Where did you grow up? Do you think the location has shaped you in anyway?
I was born in Calcutta, India and have lived principally in the UK with short spells in West Africa and the USA. I remember everything in visual detail and have no doubt it influences my point of view.
What was your childhood like, and how were creativity and self-expression cultivated in your adolescence?
I am an only child. Although my parents came from a very privileged family in India, they arrived in the UK with very little money and started at the bottom. My Father was an economist and taught in universities and my mother worked in cinemas and retail before starting her own business. There were times when I was left on my own and I would draw, and draw, and draw. During my teenage years I was sent to boarding schools in Derbyshire, England and Jos, Nigeria. I also spent time in a comprehensive school in Nottingham where I was immersed in post-punk British youth culture. I followed my parents to Portsmouth where I studied art before leaving home to live in London and study at St. Martin’s College of Art & Design.

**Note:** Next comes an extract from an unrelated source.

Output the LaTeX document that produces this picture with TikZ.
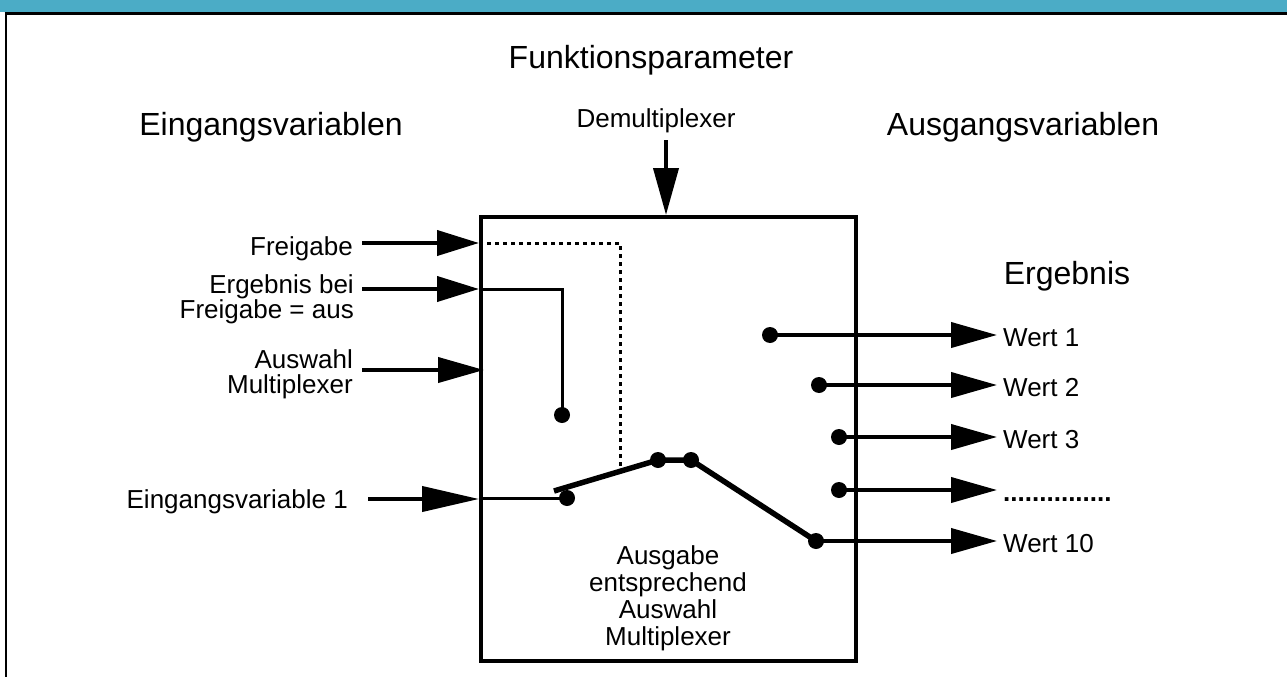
\documentclass[tikz,border=0pt]{standalone}
\usepackage{fontspec}
\setmainfont{Liberation Sans}
\usetikzlibrary{arrows.meta, positioning, calc}
\definecolor{headteal}{HTML}{4BACC6}
\newcommand{\moreDots}{{\bfseries ...............}}

\begin{document}
\begin{tikzpicture}[x=1pt, y=-1pt,
    lbl/.style={font=\fontsize{26}{25}\selectfont, inner sep=0pt},
    head/.style={font=\fontsize{32}{36}\selectfont, inner sep=0pt},
    inarr/.style={line width=4pt, -{Triangle[length=#1, width=25pt]}},
    inarr/.default=42pt,
    wire/.style={line width=3pt},
    blade/.style={line width=5.5pt},
    ctrl/.style={line width=3pt, dash pattern=on 4pt off 4pt},
    dot/.style={circle, fill, inner sep=0pt, minimum size=16pt}
]
\useasboundingbox (0,0) rectangle (1287,677);

% Frame
\fill[headteal] (0,0) rectangle (1287,12.5);
\draw[line width=2.5pt] (4.5,13.75) -- (1287,13.75);
\draw[line width=2.5pt] (5.75,13.75) -- (5.75,677);

% Block
\node[draw, line width=4pt, minimum width=375pt, minimum height=444pt, inner sep=0pt] (mux) at (668.5,439) {};

% Headings
\node[head, anchor=base] (fpar) at (651,68) {Funktionsparameter};
\node[head, anchor=base] (ein) at (271,135) {Eingangsvariablen};
\node[head, anchor=base] (aus) at (1023,135) {Ausgangsvariablen};
\node[head, anchor=base] (erg) at (1067,284) {Ergebnis};

% Demultiplexer
\node[lbl, anchor=base] (demux) at (656,127) {Demultiplexer};
\coordinate (dmTop) at (666,140);
\draw[inarr=47pt] (dmTop) -- (dmTop |- mux.north);

% Inputs
\node[lbl, anchor=base east] (frei) at (353,255) {Freigabe};
\node[lbl, anchor=north east, align=right] (ergaus) at (354,274) {Ergebnis bei\\Freigabe = aus};
\node[lbl, anchor=north east, align=right] (wahl) at (353,349) {Auswahl\\Multiplexer};
\node[lbl, anchor=base east] (evar) at (348,508) {Eingangsvariable 1};

\coordinate (freiIn) at (362,243);
\coordinate (ergIn) at (362,289);
\coordinate (wahlIn) at (362,370);
\coordinate (evarIn) at (368,499);

\draw[inarr] (freiIn) -- (freiIn -| mux.west);
\draw[inarr] (ergIn) -- (ergIn -| mux.west);
\draw[inarr=46pt] (wahlIn) -- ([xshift=5pt]wahlIn -| mux.west);
\draw[inarr=57pt] (evarIn) -- (evarIn -| mux.west);

% Switch
\node[dot] (pOff) at (562,415) {};
\node[dot] (pIn) at (567,498) {};
\node[dot] (pA) at (658,460) {};
\node[dot] (pB) at (691,460) {};
\node[dot] (o10) at (816,541) {};
\coordinate (bladeEnd) at (554,491);
\coordinate (ctrlEnd) at (620,468);

\draw[wire] (ergIn -| mux.west) -| (pOff.center);
\draw[wire] (pIn -| mux.west) -- (pIn.center);
\draw[ctrl] (freiIn -| mux.west) -| (ctrlEnd);
\draw[blade] (bladeEnd) -- (pA.center) -- (pB.center) -- (o10.center);

% Outputs
\foreach \k/\y/\x/\txt in {1/335/770/Wert 1, 2/385/819/Wert 2, 3/437/839/Wert 3, 4/490/839/\moreDots} {
    \node[dot] (o\k) at (\x,\y) {};
    \coordinate (t\k) at (997,\y);
    \draw[inarr=46pt] (o\k.center) -- (t\k);
    \node[lbl, anchor=base west] (w\k) at (1003,\y+11) {\txt};
}
\coordinate (t10) at (997,541);
\draw[inarr=46pt] (o10.center) -- (t10);
\node[lbl, anchor=base west] (w10) at (1003,552) {Wert 10};

% Label
\node[lbl, anchor=north, align=center, font=\fontsize{26}{27}\selectfont] (sel) at (668,545) {Ausgabe\\entsprechend\\Auswahl\\Multiplexer};

\end{tikzpicture}
\end{document}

What excited you as a child?
Everything. I believed in everything. I was in a constant state of high excitement. Life was incredible. Around every corner amazing things happened.
I wanted to be a fashion designer.
Is there a part of your childhood that gives context to who you are today as a person?
As an immigrant in the UK there were times when I was made to feel like an outsider, and I still do sometimes feel like this, but I was also brought up to believe that anything was possible and this I also retain. I’ve had to row my own boat and make my own world, which is what I was doing when I was making all those drawings as a child.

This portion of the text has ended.